Pagliacci (Audio-Cinema Inc. & Fortune Gallo). Unkind people have said that Fortune Gallo does not like music much. He is a lively and busy executive, a bank director, concert manager, and, primarily, president and treasurer of the San Carlo Opera Company. Once when he was running an opera company in California he suggested to Composer Ruggiero Leoncavallo, who was working for him as a conductor, that Pagliacci would make a good movie. Leoncavallo refused to allow his masterpiece to be photographed unless the music went with it, but Gallo did not drop the idea. Last week, with characteristic enterprise, he presented Pagliacci, in Italian, without color, made by his San Carlo singers and backed by his own funds: the cinema's first full-length grand opera.
Opera has often come to film-seers in little pieces. One of the first things Warner Bros, did with the sound device was to make a series of short features in which famous stars sang arias. The experiment was not continued. Had Gallo's Pagliacci been made with singers from the Metropolitan their names might have been enough to put it over in fair-sized cities, but the cast means little as a draw nor is it overskillful. The singers act only when they feel their voices going back on them. This deficiency is startlingly revealed by closeups; there are times when the singers have the air of comics burlesquing grand opera stars. Their voices are not bad but they sing as loud as they can all the time and the recording makes the results even worse. The orchestra utters metallic clickings, moans sepulchrally in the lower register, makes the upper notes shrill and hollow.

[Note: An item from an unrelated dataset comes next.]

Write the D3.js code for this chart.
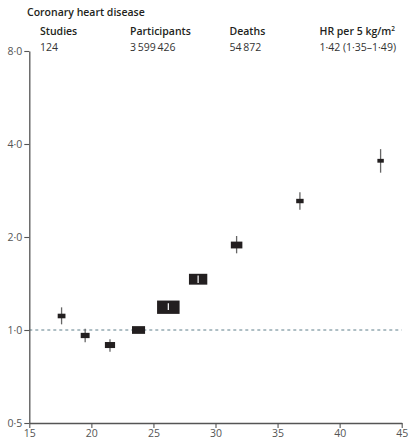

Making Pagliacci will not rank with the past feats of Maestro Gallo, who once said of Pavlova "I bought her outright," and who persuaded the deposed Queen Liliuokalani of Hawaii to go to one of his shows though she had not been out of her palace for 22 years. However, it is a courageous piece of pioneering and reveals a fact many producers had guessed but none had proved: grand opera is never likely to be successful cinema.